For the period 1959–81, quasi-zonal hydrographic sections have been made between the southern coast of Vancouver Island (49°N, 126°W) and Ocean Station P (50°N, 145°W) approximately every two months. Along this section (called Line P) hydrographic-STD stations were repeated at nearly the same locations, approximately 2° of longitude apart and at closer intervals near the coast. As such, 13 stations in all were made nearly every two months over the 23-year period.
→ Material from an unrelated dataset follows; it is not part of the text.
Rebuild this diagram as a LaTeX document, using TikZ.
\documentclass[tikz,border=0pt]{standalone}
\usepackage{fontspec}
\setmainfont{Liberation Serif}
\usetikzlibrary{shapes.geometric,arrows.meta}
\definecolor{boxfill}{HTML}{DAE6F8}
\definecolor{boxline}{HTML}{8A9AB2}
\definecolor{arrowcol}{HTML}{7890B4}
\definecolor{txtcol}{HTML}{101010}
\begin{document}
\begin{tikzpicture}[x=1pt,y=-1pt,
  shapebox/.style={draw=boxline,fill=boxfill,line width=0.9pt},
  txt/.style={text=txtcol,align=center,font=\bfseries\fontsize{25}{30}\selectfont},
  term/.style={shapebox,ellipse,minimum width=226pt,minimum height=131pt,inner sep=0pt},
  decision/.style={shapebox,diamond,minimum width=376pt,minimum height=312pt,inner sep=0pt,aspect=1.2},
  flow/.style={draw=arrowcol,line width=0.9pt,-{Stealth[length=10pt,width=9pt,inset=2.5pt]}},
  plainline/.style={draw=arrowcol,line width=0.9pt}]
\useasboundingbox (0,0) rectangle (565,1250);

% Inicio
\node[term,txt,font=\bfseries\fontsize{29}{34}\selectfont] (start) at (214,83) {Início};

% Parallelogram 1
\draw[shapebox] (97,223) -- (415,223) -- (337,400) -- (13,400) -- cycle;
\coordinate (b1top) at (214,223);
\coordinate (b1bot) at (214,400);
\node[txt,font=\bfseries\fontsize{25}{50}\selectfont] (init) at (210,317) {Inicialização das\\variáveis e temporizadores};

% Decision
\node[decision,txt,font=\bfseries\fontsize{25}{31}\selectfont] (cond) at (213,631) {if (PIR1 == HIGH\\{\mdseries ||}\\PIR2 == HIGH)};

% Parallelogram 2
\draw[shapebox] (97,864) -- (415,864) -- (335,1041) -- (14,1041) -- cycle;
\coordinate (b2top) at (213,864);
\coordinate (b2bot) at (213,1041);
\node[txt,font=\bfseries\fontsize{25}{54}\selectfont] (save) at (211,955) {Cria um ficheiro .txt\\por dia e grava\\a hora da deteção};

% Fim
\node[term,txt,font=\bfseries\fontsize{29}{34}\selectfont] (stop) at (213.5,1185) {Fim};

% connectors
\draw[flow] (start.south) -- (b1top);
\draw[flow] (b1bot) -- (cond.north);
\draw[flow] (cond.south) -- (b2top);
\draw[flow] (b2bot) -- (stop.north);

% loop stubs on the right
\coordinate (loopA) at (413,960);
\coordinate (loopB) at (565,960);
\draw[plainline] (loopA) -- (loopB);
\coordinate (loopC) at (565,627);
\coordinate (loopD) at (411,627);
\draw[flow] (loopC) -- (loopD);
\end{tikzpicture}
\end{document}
Thus, the Line P dataset has particular value in verifying the existence of interannual baroclinic long waves near 50°N. In previous studies, White, Kang and Magaard, and White and Saur, had found evidence of annual and interannual baroclinic long-wave activity in the eastern midlatitude North Pacific over the range 20°–40°N, but earlier attempts could not discover these westward-traveling waves along Line P. In this study, both spectral analysis and complex empirical orthogonal function analysis are used to do just that. Concentrating upon the depth of the σ_t = 26.8 density surface, which lay just below the main halocline but within the main pycnocline, the time-longitude matrix of interannual anomalies about the long-term mean annual cycle display westward propagation of much longer period (2–5 years), with speeds similar to baroclinic Rossby waves, over the entire length of the section. The zonal wavenumber/frequency spectrum of this dataset finds the maximum spectral energy density overlying the linear Rossby wave dispersion curve. The first two complex EOFs both show westward propagation, one with larger period/wavelength than the other, both together explaining 46% of the total variance of the 23-year record. Recombining the time-longitude matrix from only these first two complex EOFs shows that the interannual baroclinic long waves tend to be associated with ENSO events that have now been found to occur in both the ocean and the atmosphere throughout the Pacific basin every 2–5 years.